His film admirers will not be neglected by the man who won Academy Awards for supporting roles in Spartacus and Topkapi. Ustinov will be seen as a wily Central European who lives by his wits in The Purple Taxi and as a one-legged German sergeant in Marty Feldman’s spoof The Last Remake of Beau Geste, both due for release this year. Any review of Ustinov’s protean career inevitably poses the question: Has he spread his ample talents too thin? (About the only area in which he is professionally quiescent for the moment is music, in which he has been a Grammy-winning narrator of Peter and the Wolf and a producer of Mozart operas.) Too often critics have described his work as almost brilliant, suggesting that the offending qualifier could be eliminated if only Ustinov would focus his abilities.
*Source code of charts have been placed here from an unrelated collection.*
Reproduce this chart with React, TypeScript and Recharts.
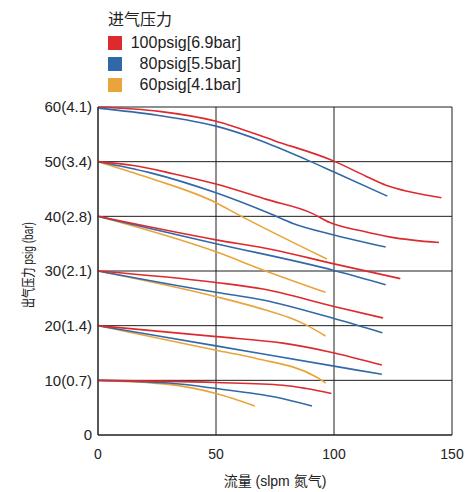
import React from "react";
import { CartesianGrid, Line, LineChart, XAxis, YAxis } from "recharts";

// flow (slpm) vs outlet pressure (psig)
type Pt = { x: number; y: number };
const pts = (rows: number[][]): Pt[] => rows.map(([x, y]) => ({ x, y }));

const red60 = pts([[0, 60], [26, 59.2], [50, 57.4], [75, 53.8], [100, 50.1], [113.7, 47.3], [122, 45.7], [132, 44.5], [145.5, 43.4]]);
const blue60 = pts([[0, 59.8], [25, 58.5], [50, 56.5], [89.7, 50.1], [100, 48.1], [122.6, 43.7]]);

const red50 = pts([[0, 50], [15, 49.3], [31.8, 47.8], [50, 45.9], [71.4, 43.1], [91, 40.5], [98, 38.9], [112, 37.3], [124, 36.2], [144.5, 35.2]]);
const blue50 = pts([[0, 50], [21.9, 48], [50, 44.3], [72.8, 40.5], [82.6, 38.7], [100, 36.6], [121.9, 34.4]]);
const orange50 = pts([[0, 50], [21.9, 47], [50, 42.5], [58.6, 40.5], [97, 32.2]]);

const red40 = pts([[0, 40], [50, 35.7], [74.2, 33.9], [100, 31.3], [128.1, 28.6]]);
const blue40 = pts([[0, 40], [50, 35], [100, 30.1], [121.9, 27.5]]);
const orange40 = pts([[0, 40], [50, 33.5], [69.9, 30.2], [96.4, 26.1]]);

const red30 = pts([[0, 30], [50, 27.9], [69.9, 26.7], [100, 23.5], [120.8, 21.4]]);
const blue30 = pts([[0, 30], [50, 26.1], [69.9, 24.7], [100, 21.3], [120.5, 18.7]]);
const orange30 = pts([[0, 30], [50, 25.3], [71.4, 22.8], [82.6, 21.2], [88.3, 20.1], [96.4, 18.1]]);

const red20 = pts([[0, 20], [50.2, 18], [78.4, 16.8], [98.2, 15.2], [120.3, 12.8]]);
const blue20 = pts([[0, 20], [50, 16.3], [100, 12.6], [120.3, 11.1]]);
const orange20 = pts([[0, 20], [50, 15.5], [67.1, 14], [92.5, 10.6], [96.5, 9.5]]);

const red10 = pts([[0, 10], [50, 9.6], [78.4, 9.1], [88.3, 8.5], [98.9, 7.6]]);
const blue10 = pts([[0, 10], [30, 9.5], [50, 8.5], [75.6, 6.9], [90.7, 5.3]]);
const orange10 = pts([[0, 10], [29, 9.3], [50, 7.6], [66.5, 5.3]]);

const xTicks = [0, 50, 100, 150];
const yTicks = [0, 10, 20, 30, 40, 50, 60];
const yTickLabels: Record<number, string> = {
  0: "0",
  10: "10(0.7)",
  20: "20(1.4)",
  30: "30(2.1)",
  40: "40(2.8)",
  50: "50(3.4)",
  60: "60(4.1)",
};

const RED = "#dc2a2e";
const BLUE = "#3169a8";
const ORANGE = "#e9a43b";

const legendTitle = "进气压力";
const legendItems = [
  { label: "100psig[6.9bar]", color: RED },
  { label: "80psig[5.5bar]", color: BLUE },
  { label: "60psig[4.1bar]", color: ORANGE },
];

const series: { key: string; data: Pt[]; color: string }[] = [
  { key: "r60", data: red60, color: RED },
  { key: "b60", data: blue60, color: BLUE },
  { key: "o50", data: orange50, color: ORANGE },
  { key: "b50", data: blue50, color: BLUE },
  { key: "r50", data: red50, color: RED },
  { key: "o40", data: orange40, color: ORANGE },
  { key: "b40", data: blue40, color: BLUE },
  { key: "r40", data: red40, color: RED },
  { key: "o30", data: orange30, color: ORANGE },
  { key: "b30", data: blue30, color: BLUE },
  { key: "r30", data: red30, color: RED },
  { key: "o20", data: orange20, color: ORANGE },
  { key: "b20", data: blue20, color: BLUE },
  { key: "r20", data: red20, color: RED },
  { key: "o10", data: orange10, color: ORANGE },
  { key: "b10", data: blue10, color: BLUE },
  { key: "r10", data: red10, color: RED },
];

const FONT = '"Liberation Sans", Arial, "Noto Sans CJK SC", sans-serif';
const INK = "#222";
const GRID = "#1e1e1e";

export default function App() {
  return (
    <div
      style={{
        position: "absolute",
        left: 0,
        top: 0,
        width: 475,
        height: 492,
        background: "#fff",
        fontFamily: FONT,
      }}
    >
      <LineChart
        width={475}
        height={492}
        margin={{ top: 107, right: 23, bottom: 7, left: 0 }}
      >
        <CartesianGrid stroke={GRID} strokeWidth={1} />
        <XAxis
          dataKey="x"
          type="number"
          domain={[0, 150]}
          ticks={xTicks}
          height={50}
          tickLine={false}
          tickMargin={8}
          axisLine={{ stroke: GRID }}
          tick={{ fontSize: 14, fill: INK, fontFamily: FONT }}
          allowDuplicatedCategory={false}
          label={{
            content: ({ viewBox }: any) => (
              <text
                x={viewBox.x + viewBox.width / 2}
                y={viewBox.y + 51}
                textAnchor="middle"
                fontSize={14}
                fill={INK}
                fontFamily={FONT}
              >
                流量 (slpm 氮气)
              </text>
            ),
          }}
        />
        <YAxis
          type="number"
          domain={[0, 60]}
          ticks={yTicks}
          width={98}
          tickLine={false}
          tickSize={3}
          tickMargin={3}
          axisLine={{ stroke: GRID }}
          tick={{ fontSize: 15, fill: INK, fontFamily: FONT }}
          tickFormatter={(v: number) => yTickLabels[v] ?? String(v)}
          label={{
            content: ({ viewBox }: any) => {
              const cx = 28;
              const cy = viewBox.y + viewBox.height / 2 - 6;
              return (
                <text
                  x={cx}
                  y={cy}
                  transform={`rotate(-90 ${cx} ${cy})`}
                  textAnchor="middle"
                  dominantBaseline="central"
                  fontSize={14}
                  fill={INK}
                  fontFamily={FONT}
                  textLength={86}
                  lengthAdjust="spacingAndGlyphs"
                >
                  出气压力 psig (bar)
                </text>
              );
            },
          }}
        />
        {series.map((s) => (
          <Line
            key={s.key}
            data={s.data}
            dataKey="y"
            type="monotone"
            stroke={s.color}
            strokeWidth={1.6}
            dot={false}
            activeDot={false}
            isAnimationActive={false}
          />
        ))}
      </LineChart>
      <div
        style={{
          position: "absolute",
          left: 108,
          top: 9,
          fontSize: 16,
          color: INK,
          lineHeight: "21px",
        }}
      >
        <div style={{ height: 23 }}>{legendTitle}</div>
        {legendItems.map((it) => (
          <div
            key={it.label}
            style={{ display: "flex", alignItems: "center", height: 21 }}
          >
            <span
              style={{
                width: 14,
                height: 14,
                background: it.color,
                display: "inline-block",
              }}
            />
            <span style={{ width: 111, textAlign: "right", marginLeft: 8 }}>
              {it.label}
            </span>
          </div>
        ))}
      </div>
    </div>
  );
}
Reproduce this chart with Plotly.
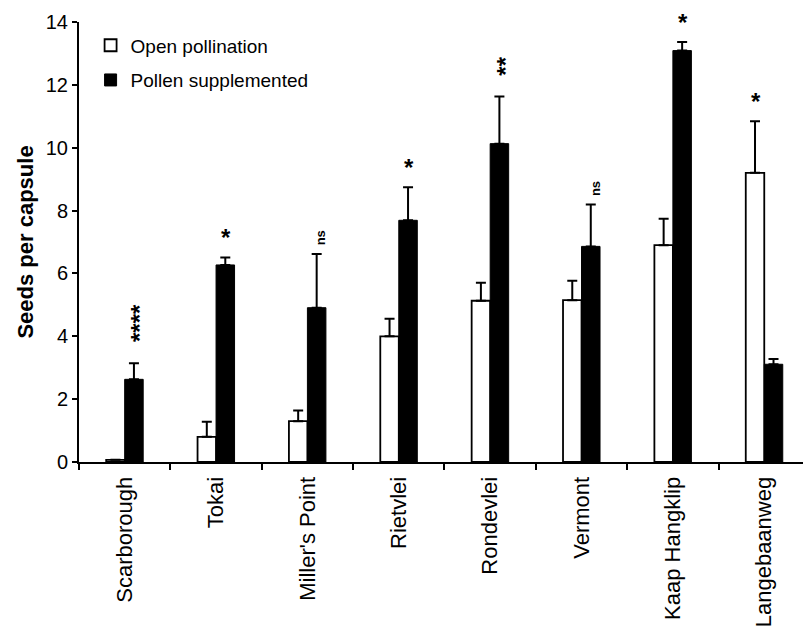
import plotly.graph_objects as go

sites = ["Scarborough", "Tokai", "Miller's Point", "Rietvlei", "Rondevlei",
         "Vermont", "Kaap Hangklip", "Langebaanweg"]
open_mean = [0.07, 0.80, 1.30, 4.00, 5.13, 5.15, 6.90, 9.20]
open_se = [0.0, 0.48, 0.34, 0.56, 0.57, 0.62, 0.84, 1.64]
supp_mean = [2.63, 6.27, 4.91, 7.69, 10.13, 6.86, 13.09, 3.11]
supp_se = [0.51, 0.24, 1.71, 1.05, 1.50, 1.33, 0.27, 0.17]
sig_text = ["****", "*", "ns", "*", "**", "ns", "*", "*"]
sig_series = ["supp", "supp", "supp", "supp", "supp", "supp", "supp", "open"]

FONT = "Liberation Sans, Arial, sans-serif"

fig = go.Figure()
fig.add_trace(go.Bar(
    x=sites, y=open_mean, name="Open pollination", legendgroup="a",
    marker=dict(color="white", line=dict(color="black", width=1.8)),
    error_y=dict(type="data", array=open_se, arrayminus=[0] * len(sites),
                 symmetric=False, color="black", thickness=2, width=5),
))
fig.add_trace(go.Bar(
    x=sites, y=supp_mean, name="Pollen supplemented", legendgroup="b",
    marker=dict(color="black", line=dict(color="black", width=1)),
    error_y=dict(type="data", array=supp_se, arrayminus=[0] * len(sites),
                 symmetric=False, color="black", thickness=2, width=5),
))

annotations = []
for i, s in enumerate(sites):
    if sig_series[i] == "supp":
        top = supp_mean[i] + supp_se[i]
        xs = 9
    else:
        top = open_mean[i] + open_se[i]
        xs = -9
    txt = sig_text[i]
    if txt == "ns":
        size, shift_y, extra_x, angle = 13, 16, 5, -90
    elif len(txt) > 1:
        size, shift_y, extra_x, angle = 24, 20 + 10 * len(txt) / 2, 6, -90
    else:
        size, shift_y, extra_x, angle = 24, 20, 1, 0
    annotations.append(dict(
        x=s, y=top, xref="x", yref="y", text="<b>" + txt + "</b>",
        showarrow=False, textangle=angle,
        xshift=xs + extra_x, yshift=shift_y,
        xanchor="center", yanchor="middle",
        font=dict(family=FONT, size=size, color="black"),
    ))

fig.update_layout(
    width=803, height=633,
    margin=dict(l=79, r=0, t=22, b=171),
    paper_bgcolor="white", plot_bgcolor="white",
    barmode="group", bargap=0.595, bargroupgap=0,
    font=dict(family=FONT, size=18, color="black"),
    showlegend=True,
    legend=dict(x=0.016, y=0.99, xanchor="left", yanchor="top",
                font=dict(family=FONT, size=19, color="black"),
                tracegroupgap=7, bgcolor="rgba(0,0,0,0)", traceorder="grouped"),
    annotations=annotations,
    xaxis=dict(
        range=[-0.5, 7.424], tickson="boundaries", ticks="outside", ticklen=6,
        tickwidth=1.5, tickcolor="black", showline=True, linecolor="black",
        linewidth=2, tickangle=-90, showgrid=False, ticklabelstandoff=4,
        tickfont=dict(family=FONT, size=22, color="black"),
    ),
    yaxis=dict(
        range=[0, 14], dtick=2, ticks="outside", ticklen=5, tickwidth=1.5,
        tickcolor="black", showline=True, linecolor="black", linewidth=2,
        showgrid=False, zeroline=False,
        tickfont=dict(family=FONT, size=20, color="black"),
        title=dict(text="<b>Seeds per capsule</b>", standoff=6,
                   font=dict(family=FONT, size=22, color="black")),
    ),
)

fig.write_html("out.html")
Ustinov remains defiantly unrepentant. “I may have been a victim of critical vacillation: overpraised at the start, underpraised since. I don’t think I could have written more than I’ve done. If I have nothing to say, I can’t say it, so I do something different rather than step on my own toes. I take what offers come along because I like to know I’m going to have a solvent year.” He continues: “It’s no use telling someone they would do better if they tried harder. It isn’t really the amount of trouble you take, because many people of no talent have taken enormous trouble and produced nonsense.”
Almost as if he has noticed he is becoming uncharacteristically passionate on the subject, Ustinov winds down on a philosophical note. “I’m not suggesting I was always right,” he says, “but I’ve been too intrigued by life itself to shut any of the windows. The point of living, and of being an optimist, is to make the best of things—and to be foolish enough to believe that the best in this marathon is still to come.”